Salgamos a patinar
El día de Año Nuevo amanece distinto. El mundo puede ser el mismo, objetivamente hablando, pero la mirada personal cambia el color del cielo y enfría más la helada. Yo siempre pienso que es el día más frío del año, como si estrenáramos una casa extraña en el monte en la que aún no se ha encendido la calefacción.
El día de Año Nuevo amanece distinto. El mundo puede ser el mismo, objetivamente hablando, pero la mirada personal cambia el color del cielo y enfría más la helada. Yo siempre pienso que es el día más frío del año, como si estrenáramos una casa extraña en el monte en la que aún no se ha encendido la calefacción. Se me aparece el nuevo año como un lago de hielo que hay que cruzar, blanco, recién congelado. Lo miro. Miro el paisaje del nuevo año y me preparo para la excursión. Pero todavía no, en unos días, cuando sepamos mejor de qué está hecho ese hielo, su grosor y tal.
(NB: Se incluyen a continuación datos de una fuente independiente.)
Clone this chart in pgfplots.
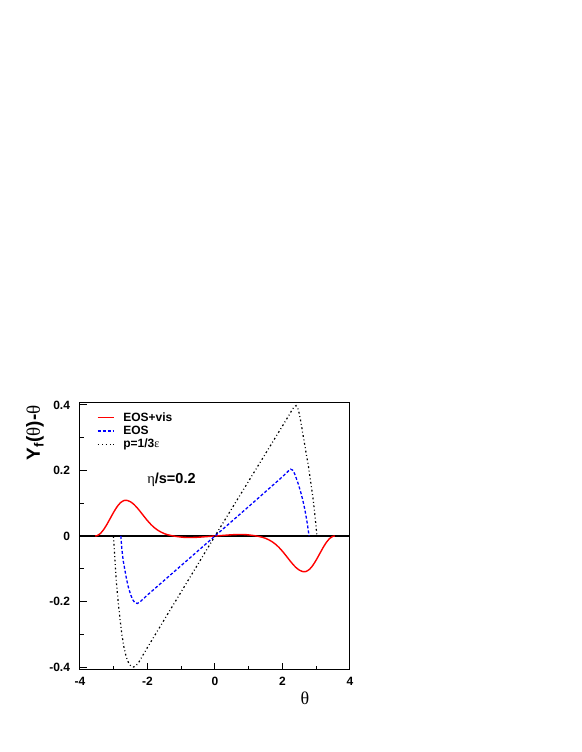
\documentclass[border=0pt]{standalone}
\usepackage{fontspec}
\setmainfont{Liberation Sans}
\newfontfamily\symf{Liberation Serif}
\usepackage{pgfplots}
\pgfplotsset{compat=1.18}
\begin{document}
\begin{tikzpicture}
\begin{axis}[
  at={(0pt,0pt)}, anchor=south west,
  scale only axis, width=270pt, height=268pt,
  xmin=-4, xmax=4, ymin=-0.409, ymax=0.409,
  axis line style={line width=1pt},
  tick pos=left, tick align=inside,
  major tick length=7pt, minor tick length=4pt,
  every tick/.style={black, line width=1pt},
  xtick={-4,-2,0,2,4}, xticklabels={-4,-2,0,2,4},
  minor xtick={-3,-1,1,3},
  ytick={-0.4,-0.2,0,0.2,0.4}, yticklabels={-0.4,-0.2,0,0.2,0.4},
  minor ytick={-0.3,-0.1,0.1,0.3},
  /pgf/number format/assume math mode=true,
  ticklabel style={font=\bfseries\fontsize{12}{14}\selectfont},
  yticklabel style={xshift=-6.5pt},
  xticklabel style={yshift=-4pt},
  xlabel={{\symf\fontsize{18}{20}\selectfont θ}},
  xlabel style={at={(axis description cs:0.833,-0.104)}, anchor=center},
  ylabel={\fontsize{19}{22}\selectfont\bfseries Y\textsubscript{f}({\symf\mdseries θ})-{\symf\mdseries θ}},
  ylabel style={at={(axis description cs:-0.167,1)}, anchor=east},
  legend style={at={(axis description cs:0.062,0.963)}, anchor=north west,
    draw=none, fill=none, inner sep=0pt, row sep=2pt, column sep=9pt,
    font=\bfseries\fontsize{12}{14}\selectfont,
    nodes={inner sep=0pt, text height=9pt, text depth=2.3pt}},
  legend cell align=left,
  legend image code/.code={\draw[#1] (0pt,0pt) -- (16pt,0pt);},
]
\addplot[black, line width=1.2pt, forget plot] coordinates {(-4,0) (4,0)};
\addplot[red, line width=1.4pt, smooth, tension=0.5, forget plot] table {
x y
-3.55 0
-3.50 0.0008
-3.40 0.0073
-3.30 0.0195
-3.20 0.0359
-3.10 0.0545
-3.00 0.0731
-2.90 0.0895
-2.80 0.1017
-2.70 0.1082
-2.65 0.1090
-2.60 0.1085
-2.50 0.1042
-2.40 0.0962
-2.30 0.0853
-2.20 0.0727
-2.10 0.0595
-2.00 0.0468
-1.90 0.0354
-1.80 0.0257
-1.70 0.0179
-1.60 0.0120
-1.50 0.0072
-1.40 0.0038
-1.30 0.0015
-1.20 -0.0005
-1.10 -0.0021
-1.00 -0.0033
-0.90 -0.0043
-0.80 -0.0046
-0.70 -0.0046
-0.60 -0.0043
-0.50 -0.0038
-0.40 -0.0031
-0.30 -0.0023
-0.20 -0.0015
-0.10 -0.0007
0.00 0
0.10 0.0007
0.20 0.0015
0.30 0.0023
0.40 0.0031
0.50 0.0038
0.60 0.0043
0.70 0.0046
0.80 0.0046
0.90 0.0043
1.00 0.0033
1.10 0.0021
1.20 0.0005
1.30 -0.0015
1.40 -0.0038
1.50 -0.0072
1.60 -0.0120
1.70 -0.0179
1.80 -0.0257
1.90 -0.0354
2.00 -0.0468
2.10 -0.0595
2.20 -0.0727
2.30 -0.0853
2.40 -0.0962
2.50 -0.1042
2.60 -0.1085
2.65 -0.1090
2.70 -0.1082
2.80 -0.1017
2.90 -0.0895
3.00 -0.0731
3.10 -0.0545
3.20 -0.0359
3.30 -0.0195
3.40 -0.0073
3.50 -0.0008
3.55 0
};
\addplot[blue, line width=1.3pt, dash pattern=on 3pt off 2pt, forget plot] table {
x y
-2.79 0
-2.76 -0.040
-2.72 -0.075
-2.67 -0.104
-2.62 -0.132
-2.57 -0.155
-2.50 -0.179
-2.44 -0.194
-2.38 -0.203
-2.30 -0.206
-2.20 -0.199
-2.00 -0.180
-1.00 -0.090
0.00 0
1.00 0.090
2.00 0.181
2.10 0.191
2.20 0.201
2.24 0.204
2.30 0.201
2.36 0.190
2.42 0.173
2.47 0.158
2.54 0.134
2.60 0.110
2.66 0.082
2.70 0.059
2.74 0.035
2.77 0.012
2.79 0
};
\addplot[black, line width=1.2pt, dash pattern=on 1.8pt off 2.6pt on 0.9pt off 2.6pt, forget plot] table {
x y
-3.01 0
-2.98 -0.050
-2.95 -0.100
-2.91 -0.155
-2.86 -0.210
-2.81 -0.257
-2.76 -0.300
-2.70 -0.338
-2.64 -0.365
-2.59 -0.381
-2.52 -0.394
-2.46 -0.399
-2.42 -0.400
-2.35 -0.397
-2.25 -0.384
-2.00 -0.340
-1.00 -0.170
0.00 0
1.00 0.168
2.00 0.336
2.20 0.370
2.30 0.388
2.40 0.398
2.45 0.392
2.50 0.372
2.55 0.345
2.60 0.314
2.68 0.265
2.77 0.212
2.84 0.162
2.91 0.110
2.97 0.055
3.02 0
};
\addlegendimage{red, line width=1.4pt}
\addlegendentry{EOS+vis}
\addlegendimage{blue, line width=1.3pt, dash pattern=on 3pt off 2pt}
\addlegendentry{EOS}
\addlegendimage{black, line width=1.2pt, dash pattern=on 1.8pt off 2.6pt on 0.9pt off 2.6pt}
\addlegendentry{p=1/3{\symf\mdseries ε}}
\node[font=\fontsize{14.5}{16}\selectfont, anchor=center] at (axis cs:-1.29,0.171) {{\symf η}\textbf{/s=0.2}};
\end{axis}
\pgfresetboundingbox
\path[use as bounding box] (-80pt,-82pt) rectangle (501pt,670pt);
\end{tikzpicture}
\end{document}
Uno puede pensar, con la lógica de no vivir en las supersticiones, que un año es igual que otro, pero esto sería verdad si siempre nos sintiéramos igual y estuviéramos en la misma estación emocional. Quizá, lo que no valga de mucho, son esas resoluciones de enero: adelgazar, ponerse en forma, dejar de fumar, pero yo sé que no hay un año igual al siguiente, sobre todo cuando ha habido un hundimiento en el hielo, una muerte en la familia. Inevitablemente, cada año es comparado con el anterior y esa desgracia cobra la forma de un barómetro de la felicidad. ¿Este año estoy mejor? Lo estoy. ¿Al siguiente estoy mejor? Lo estoy, y así, cada año es mejor que el anterior en casi todos los casos, por comparación con el peor año de nuestra vida. (si sabemos guiar con las riendas de la pena).
Y no sólo cada año es mejor que el anterior, sino que cada desgracia es menos traumática porque tengo las herramientas para ajustarme el corazón.
Porque a la pena, uno se acostumbra, pero no de una forma pasiva, sino cambiando costumbres, como aquel ex fumador que deja de tomar café para que no le apetezca el cigarrillo. Te vas ajustando, cada año, con cada reinicio del programa vital, y además, te acostumbras, como te acostumbras desde niño a tener sombra. A veces, la sombra te asusta si haces un movimiento brusco, o te sorprende donde no la esperas, como un fantasma fugaz. A veces, la sombra es interesante, cuando el sol del invierno la alarga como un hombre del Greco y nos entretiene, evoca cosas, inspira, así que no conviene que la hagamos desaparecer del todo. Pero es la sombra, nada más, y no puede hacernos daño.
Los eventos tristes marcan, las desapariciones nos agarran, cargando sobre nosotros responsabilidades, burocracias, preocupaciones o, incluso, motivaciones para brillar que no esperábamos. Tener metas en el horizonte es bueno, estar desengañado de ellas, también, porque mirar hacia ese mar de hielo que acaba en la playa dorada del verano consiguiendo cosas o sin conseguirlas, es un regalo.
En el año nuevo, yo entro con cuidado, mirándolo, planeando el futuro con el lápiz de hacer bocetos, sin rellenar la hoja del primer mes del calendario con mucho colorido, para no sentirme decepcionada. Entro en el año pisando el hielo, escuchando el crujido, para buscar los zapatos adecuados, o qué demonios, ¡patines!
Entro en el hielo igual que entro en cada día de cada semana de cada mes, con el sol en lo alto y la sombra a los pies, pero sabiendo que todo ha cambiado, que hay una magia interior que nos hace ver las cosas como una tabla rasa sobre la que marcar nuestra mejor presencia. Tiene que ser especial. Es especial. No lo celebramos o lo odiamos sin medida por ser un día cualquiera de un mes cualquiera.
Pasen al nuevo año con cuidado, con buenas intenciones, queriendo más de la vida pero sabiendo que nada importa más que el amor de los que nos rodean. Entren valientes y quieran a sus fantasmas. Salgamos, una vez más, a patinar.